The settlement does not require the order to admit fault, Roosa said. None of the priests was ever criminally charged.
The settlement announcement is premature because some issues need to be finalized, said the Very Rev. John Whitney, provincial superior of the Society of Jesus, Oregon Province, which covers Oregon, Washington, Idaho, Montana and Alaska.
"When those issues are resolved we will be available for a more complete discussion of the matter," Whitney said in a prepared statement. He described the settlement announcement as "premature and detrimental."
Roosa said issues involving the plaintiffs had been resolved. The only issues that remained were with the religious order's insurer, he said.
Roosa provided The Associated Press with an e-mail sent Friday from Dick Hansen, the lawyer representing the religious order. It reads, "This email will confirm that a settlement has been reached. ... The settlement calls for $50,000,000 to be paid to the plaintiffs/claimants in exchange for releases of all claims against the Jesuit defendants."
In the e-mail, Hansen says he's glad to "put this matter to rest." Hansen did not immediately return a call from the AP seeking comment.
The sexual abuse allegations involved 13 or 14 clerics and spanned nearly 30 years, from 1961 to 1987, Roosa said. The children's ages ranged from 5 years to teenage.
"Despite all this, no Catholic religious leader has yet to admit that problem priests were dumped in Alaska.

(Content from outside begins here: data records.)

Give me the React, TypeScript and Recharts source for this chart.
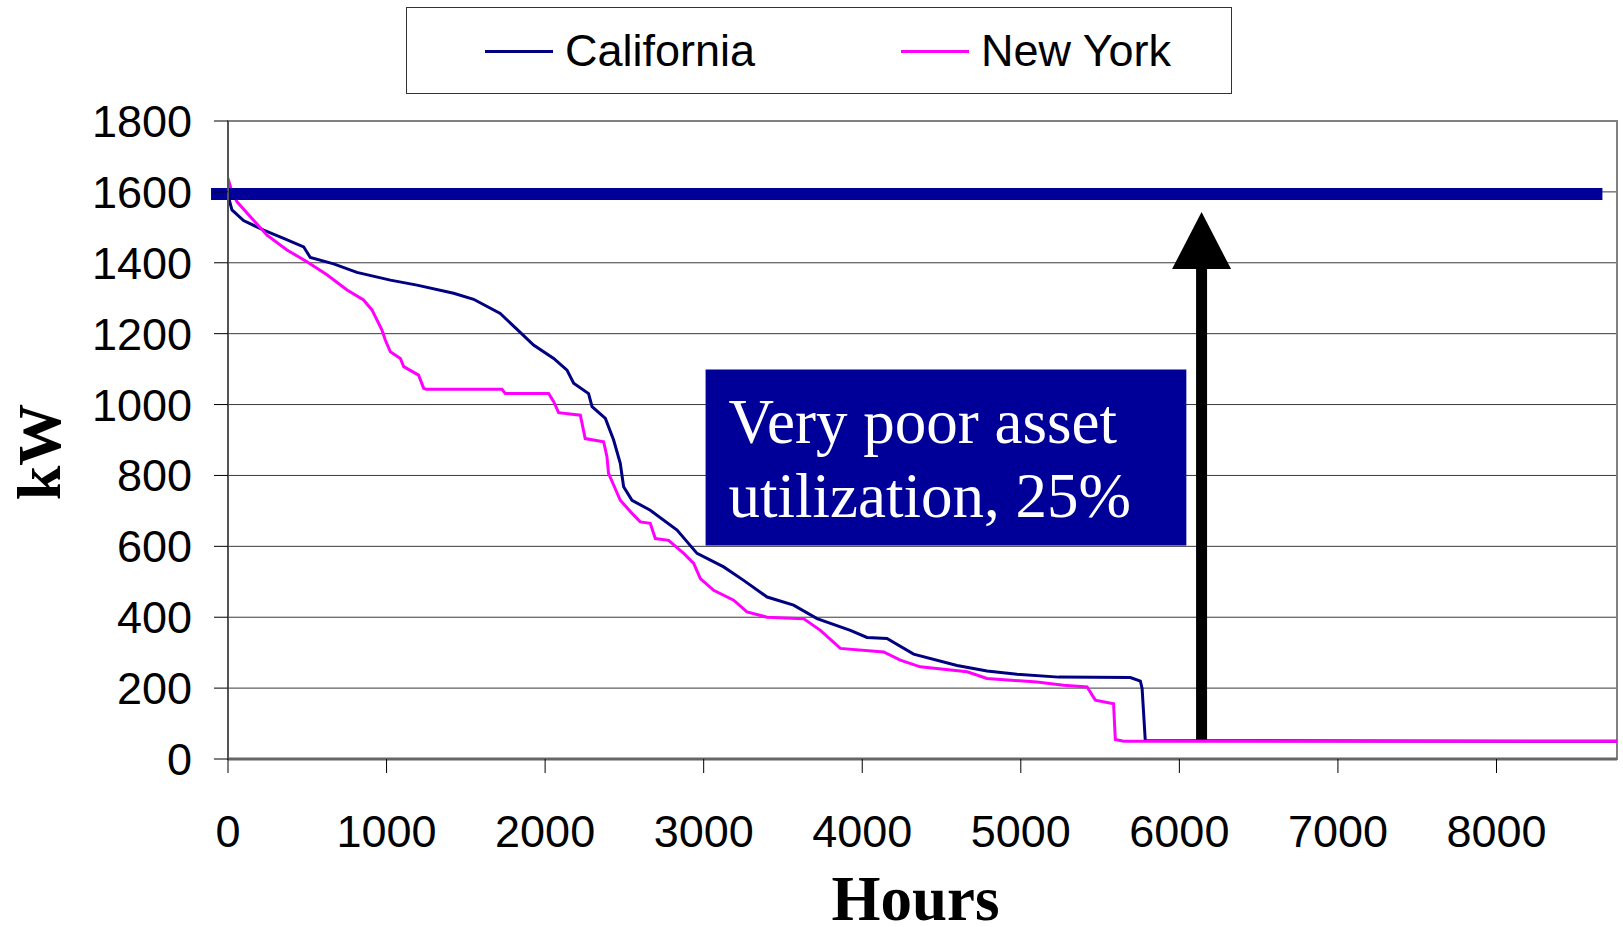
import {
  Line,
  LineChart,
  CartesianGrid,
  XAxis,
  YAxis,
  ReferenceLine,
  ReferenceArea,
} from "recharts";

// load duration curves, hours sorted by demand (kW)
const caHours = [0, 25, 98, 225, 351, 477, 519, 666, 813, 1024, 1192, 1423, 1549, 1717, 1823, 1927, 2054, 2138, 2180, 2274, 2296, 2380, 2432, 2474, 2495, 2548, 2663, 2832, 2958, 3126, 3252, 3400, 3567, 3715, 3925, 4030, 4156, 4324, 4598, 4787, 4976, 5239, 5691, 5754, 5765, 5785, 8760];
const caKw = [1590, 1549, 1519, 1492, 1469, 1445, 1415, 1397, 1373, 1351, 1337, 1314, 1297, 1257, 1212, 1168, 1130, 1097, 1060, 1031, 994, 961, 900, 834, 768, 730, 702, 646, 580, 542, 504, 457, 434, 396, 363, 343, 340, 296, 264, 248, 239, 231, 230, 220, 199, 52, 50];

const nyHours = [0, 25, 57, 141, 246, 372, 498, 624, 751, 855, 908, 971, 992, 1024, 1087, 1108, 1202, 1234, 1250, 1728, 1749, 2022, 2054, 2085, 2222, 2253, 2369, 2390, 2400, 2432, 2474, 2548, 2600, 2663, 2695, 2779, 2874, 2937, 2979, 3063, 3189, 3273, 3400, 3630, 3736, 3862, 4135, 4240, 4366, 4661, 4787, 5102, 5270, 5418, 5470, 5585, 5596, 5649, 8760];
const nyKw = [1638, 1600, 1572, 1530, 1478, 1436, 1403, 1366, 1323, 1295, 1267, 1210, 1182, 1149, 1130, 1107, 1083, 1046, 1043, 1043, 1031, 1031, 1008, 977, 970, 904, 895, 853, 806, 773, 730, 693, 669, 665, 622, 617, 580, 552, 509, 476, 448, 415, 400, 396, 363, 312, 302, 279, 260, 246, 227, 217, 208, 203, 166, 156, 55, 50, 50];

const hourTicks = [0, 1000, 2000, 3000, 4000, 5000, 6000, 7000, 8000];
const kwTicks = [0, 200, 400, 600, 800, 1000, 1200, 1400, 1600, 1800];

const capacityKw = 1594;
const capacityFrom = -107;
const capacityTo = 8668;
const arrowHour = 6140;
const arrowFrom = 55;
const arrowTo = 1543;
const boxHours = [3012, 6044];
const boxKw = [602, 1099];
const boxLines = ["Very poor asset", "utilization, 25%"];

const ca = caHours.map((h, i) => ({ h, kw: caKw[i] }));
const ny = nyHours.map((h, i) => ({ h, kw: nyKw[i] }));

const navy = "#000080";
const magenta = "#FF00FF";
const boxBlue = "#000099";
const sans = "'Liberation Sans', Arial, sans-serif";
const serif = "'Liberation Serif', 'Times New Roman', serif";

const tickStyle = { fontSize: 45, fill: "#000", fontFamily: sans };

function Arrow(p: any) {
  const { x1, y1, x2, y2 } = p;
  const head = 57;
  const half = 29.5;
  const top = Math.min(y1, y2);
  const bottom = Math.max(y1, y2);
  return (
    <g>
      <line x1={x1} x2={x2} y1={bottom} y2={top + head - 1} stroke="#000" strokeWidth={11} />
      <polygon points={`${x1},${top} ${x1 - half},${top + head} ${x1 + half},${top + head}`} fill="#000" />
    </g>
  );
}

function BoxLabel(p: any) {
  const vb = p.viewBox;
  return (
    <text fill="#fff" fontFamily={serif} fontSize={63}>
      {boxLines.map((t, i) => (
        <tspan key={t} x={vb.x + 23} y={vb.y + 73.5 + i * 74.5}>
          {t}
        </tspan>
      ))}
    </text>
  );
}

export default function App() {
  return (
    <div style={{ position: "relative", width: 1623, height: 927, background: "#fff" }}>
      <style>{`body{margin:0}`}</style>
      <LineChart
        width={1623}
        height={927}
        margin={{ top: 121, right: 6, bottom: 58, left: 0 }}
      >
        <CartesianGrid vertical={false} stroke="#3a3a3a" strokeWidth={1} />
        <XAxis
          type="number"
          dataKey="h"
          domain={[0, 8760]}
          ticks={hourTicks}
          interval={0}
          height={110}
          tickSize={14}
          tickMargin={42}
          tick={tickStyle}
          tickLine={{ stroke: "#000" }}
          axisLine={{ stroke: "#666", strokeWidth: 3 }}
          allowDataOverflow
          label={(lp: any) => (
            <text
              x={lp.viewBox.x + lp.viewBox.width / 2 - 7}
              y={lp.viewBox.y + 161}
              textAnchor="middle"
              fontFamily={serif}
              fontWeight="bold"
              fontSize={63}
              fill="#000"
            >
              Hours
            </text>
          )}
        />
        <YAxis
          type="number"
          dataKey="kw"
          domain={[0, 1800]}
          ticks={kwTicks}
          interval={0}
          width={228}
          tickSize={14}
          tickMargin={22}
          tick={tickStyle}
          tickLine={{ stroke: "#000" }}
          axisLine={{ stroke: "#555", strokeWidth: 2 }}
          label={() => (
            <text
              x={39}
              y={452}
              transform="rotate(-90 39 452)"
              textAnchor="middle"
              dominantBaseline="central"
              fontFamily={serif}
              fontWeight="bold"
              fontSize={62}
              fill="#000"
            >
              kW
            </text>
          )}
        />
        <ReferenceArea
          x1={0}
          x2={8760}
          y1={0}
          y2={1800}
          fill="none"
          stroke="#808080"
          strokeWidth={2}
          ifOverflow="visible"
        />
        <ReferenceArea
          x1={boxHours[0]}
          x2={boxHours[1]}
          y1={boxKw[0]}
          y2={boxKw[1]}
          fill={boxBlue}
          fillOpacity={1}
          stroke="none"
          label={BoxLabel}
        />
        <Line
          data={ca}
          dataKey="kw"
          name="California"
          type="linear"
          stroke={navy}
          strokeWidth={3}
          dot={false}
          isAnimationActive={false}
        />
        <Line
          data={ny}
          dataKey="kw"
          name="New York"
          type="linear"
          stroke={magenta}
          strokeWidth={3}
          dot={false}
          isAnimationActive={false}
        />
        <ReferenceLine
          segment={[
            { x: capacityFrom, y: capacityKw },
            { x: capacityTo, y: capacityKw },
          ]}
          stroke={boxBlue}
          strokeWidth={12}
          ifOverflow="visible"
        />
        <ReferenceLine
          segment={[
            { x: arrowHour, y: arrowFrom },
            { x: arrowHour, y: arrowTo },
          ]}
          ifOverflow="visible"
          shape={Arrow}
        />
      </LineChart>

      <div
        style={{
          position: "absolute",
          left: 406,
          top: 7,
          width: 824,
          height: 85,
          border: "1px solid #333",
          fontFamily: sans,
          fontSize: 45,
          color: "#000",
        }}
      >
        <div style={{ position: "absolute", left: 78, top: 42, width: 68, height: 3, background: navy }} />
        <div style={{ position: "absolute", left: 158, top: 15, lineHeight: "56px" }}>California</div>
        <div style={{ position: "absolute", left: 494, top: 42, width: 68, height: 3, background: magenta }} />
        <div style={{ position: "absolute", left: 574, top: 15, lineHeight: "56px" }}>New York</div>
      </div>
    </div>
  );
}
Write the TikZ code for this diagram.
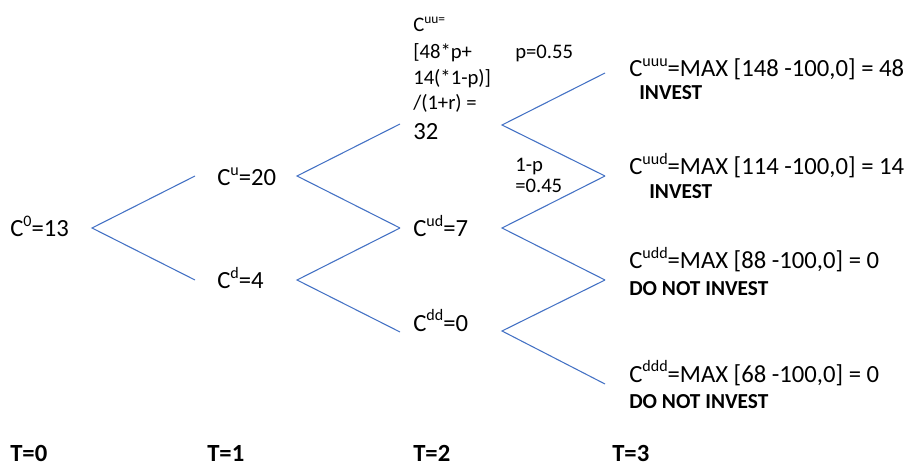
\documentclass[tikz,border=0pt]{standalone}
\usepackage{fontspec}
\usepackage{graphicx}
\setmainfont{Carlito}
\definecolor{branch}{HTML}{4472C4}
\newcommand\upt[1]{\raisebox{0.42em}{\scalebox{0.65}{#1}}}
\begin{document}
\begin{tikzpicture}[x=0.75pt,y=-0.75pt,
 lbl/.style={anchor=base west, inner sep=0pt, font=\fontsize{18.5}{22}\selectfont},
 sml/.style={anchor=base west, inner sep=0pt, font=\fontsize{15.5}{19}\selectfont},
 dec/.style={anchor=base west, inner sep=0pt, font=\fontsize{16}{19}\selectfont\bfseries},
 tlab/.style={anchor=base west, inner sep=0pt, font=\fontsize{18.5}{22}\selectfont\bfseries},
 br/.style={draw=branch, line width=0.8pt}]
\useasboundingbox (0,0) rectangle (916,466);
% branch points
\coordinate (v0) at (92,228);
\coordinate (a1u) at (195,176); \coordinate (a1d) at (195,280);
\coordinate (v1u) at (297,176); \coordinate (v1d) at (297,280);
\coordinate (a2uu) at (400,124); \coordinate (a2ud) at (400,228); \coordinate (a2dd) at (400,332);
\coordinate (v2uu) at (502,125); \coordinate (v2ud) at (502,228); \coordinate (v2dd) at (502,331);
\coordinate (a3uuu) at (605,73); \coordinate (a3uud) at (605,176);
\coordinate (a3udd) at (605,280); \coordinate (a3ddd) at (605,384);
% branches
\draw[br] (a1u) -- (v0) -- (a1d);
\draw[br] (a2uu) -- (v1u) -- (a2ud);
\draw[br] (a2ud) -- (v1d) -- (a2dd);
\draw[br] (a3uuu) -- (v2uu) -- (a3uud);
\draw[br] (a3uud) -- (v2ud) -- (a3udd);
\draw[br] (a3udd) -- (v2dd) -- (a3ddd);
% node labels
\node[lbl] (c0) at (10,237) {C\upt{0}=13};
\node[lbl] (cu) at (217,186) {C\upt{u}=20};
\node[lbl] (cd) at (217,289) {C\upt{d}=4};
\node[lbl] (cud) at (413,237) {C\upt{ud}=7};
\node[lbl] (cdd) at (413,331) {C\upt{dd}=0};
\node[sml] (cuu1) at (413,32) {C\upt{uu=}};
\node[sml] (cuu2) at (413,59) {[48*p+};
\node[sml] (cuu3) at (413,85) {14(*1-p)]};
\node[sml] (cuu4) at (413,110) {/(1+r) =};
\node[lbl] (cuu5) at (413,140) {32};
\node[sml] (pu) at (515,59) {p=0.55};
\node[sml] (pd1) at (515,172) {1-p};
\node[sml] (pd2) at (515,193) {=0.45};
\node[lbl] (cuuu) at (629,77) {C\upt{uuu}=MAX [148 -100,0] = 48};
\node[dec] (iuuu) at (639,100) {INVEST};
\node[lbl] (cuud) at (629,175) {C\upt{uud}=MAX [114 -100,0] = 14};
\node[dec] (iuud) at (649,199) {INVEST};
\node[lbl] (cudd) at (629,269) {C\upt{udd}=MAX [88 -100,0] = 0};
\node[dec] (iudd) at (629,296) {DO NOT INVEST};
\node[lbl] (cddd) at (629,382) {C\upt{ddd}=MAX [68 -100,0] = 0};
\node[dec] (iddd) at (629,408) {DO NOT INVEST};
% time labels
\node[tlab] (t0) at (10,461) {T=0};
\node[tlab] (t1) at (207,461) {T=1};
\node[tlab] (t2) at (413,461) {T=2};
\node[tlab] (t3) at (612,461) {T=3};
\end{tikzpicture}
\end{document}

For our clients, this settlement represents a long overdue acknowledgment of the truth of their stories of abuse, stories that until today were largely denied and belittled by apologists for the abusers," Roosa said.
The Catholic Church first was notified of the Alaska cases of abuse in 2002, Roosa said.
The cases do not include those against the Diocese of Fairbanks, which owned and managed the churches in the villages in rural Alaska where the Jesuit priests were assigned. Those 135 lawsuits have been reduced to 10. Those cases are expected to be mediated in December.